Shadow Gambit: The Cursed Crew – test wersji demonstracyjnej na Steam Decku

Shadow Gambit: The Cursed Crew to nowa skradankowa strategia od uznanego studia Mimimi Games, które ma na swoim koncie takie przeboje jak Shadow Tactics: Blades of the Shogun i Desperados III. Otrzymałem możliwość przetestowania rozbudowanej wersji demonstracyjnej gry na Steam Decku i powiem Wam, że nie mogę już się doczekać premiery!

Jeśli graliście we wspomniane wcześniej tytuły to wiecie mniej więcej czego się spodziewać. The Cursed Crew to piracka przygoda, w której naszym głównym zadaniem jest taktyczna eliminacja kolejnych przeciwników z wykorzystaniem licznych umiejętności specjalnych. Do naszej dyspozycji został oddany rozbudowany hub, w którym możemy w całkiem nieliniowy sposób wybierać kolejne misje, rekrutować załogę czy też prowadzić liczne dialogi.

Choć to nadal w głównym stopniu rozbudowana skradanka, tak wiele elementów przypomina tutaj gry z gatunku RPG. Bardzo pozytywnie zaskoczył mnie nacisk na fabułę i poznawanie kolejnych postaci, które mają swoje indywidualne misje, w których poznajemy ich przeszłość. Oczywiście dostarczony przez studio fragment nie pozwolił mi w pełni poznać historii, ale całość zapowiada się bardzo solidnie i chętnie wrócę do tytułu po premierze. Ta została zaplanowana na 17 sierpnia 2023 roku, a już od 19 do 26 czerwca będzie mogli przetestować ją w polskiej wersji językowej na Steam Next Fest.

Tym razem skupię się na stronie technicznej produkcji i tym jak Shadow Gambit: The Cursed Crew działa na Steam Decku

Oprawa wizualna produkcji jest przyjemna dla oka – tekstury są dopracowane, niezłe wrażenie robią też oświetlenie i efekty specjalne. Nie jest to tytuł, który przełamuje bariery technologiczne, ale solidna grafika w połączeniu z bardzo atrakcyjną stylistyką robi tutaj dobre wrażenie. I co chyba najważniejsze – optymalizacja również trzyma poziom.

60 klatek na sekundę na Steam Decku jest raczej nieosiągalne i przez całą rozgrywkę celowałem w niemal całkowicie zablokowane 40FPS w 40Hz na średnich detalach. W zależności od lokacji pobór mocy wahał się między 15 a 25W, a czas pracy na baterii to około 2 godziny rozgrywki. Jeśli ustawimy wszystko na najniższe ustawienia w połączeniu ze skalowaniem rozdzielczości na 70% to możemy pozwolić sobie na dość solidne 50FPS, ale oprawa graficzna bardzo traci na jakości i budowanym nastroju.

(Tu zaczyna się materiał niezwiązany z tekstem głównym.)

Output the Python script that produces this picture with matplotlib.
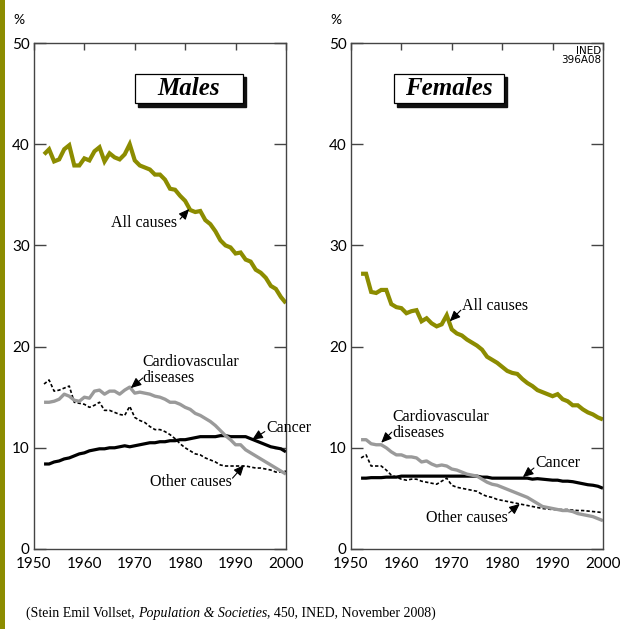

Tak mniej więcej wyglądają moje zoptymalizowane ustawienia na podstawie wersji demo Shadow Gambit: The Cursed Crew:

Co bardzo ważne – w czasie eksploracji i walki nie występują niemal żadne spadki klatek i przycinki. Nieco problematyczne są tylko scenki przerywnikowe, w których wydajność oscyluje w okolicach 30 FPS, ale moim zdaniem nie ma sensu jeszcze bardziej redukować z tego powodu detali. Sama rozgrywka jest bardzo stabilna i jedynie przy wczytywaniu gry po porażce przez chwilkę klatkuje. 

Z błędów graficznych zauważyłem tylko dziwną anomalię – na powierzchni ziemi jest ledwo widoczna linia, która jakby dzieli po skosie powierzchnię i jedna część jest minimalnie ciemniejsza od drugiej. Najłatwiej można to zauważyć na dużym przybliżeniu podczas obrotu kamery – nie wpływa to na rozgrywkę i nawet nie udało mi się tego ukazać na zrzucie ekranu, ale mam nadzieję, że twórcy naprawią to przed premierą gry.

Zarówno interfejs, jak i wszelkie napisy są w pełni czytelne, jednak są nieco małe i nie znalazłem w ustawieniach możliwości ich skalowania – byłaby to miła opcja dla użytkowników małych ekranów. Z innych ważnych rzeczy mamy tu pełne wsparcie dla gamepada oraz zapis rozgrywki w chmurze. Myślę, że już dziś gra zasługiwałaby na zieloną weryfikację od Valve.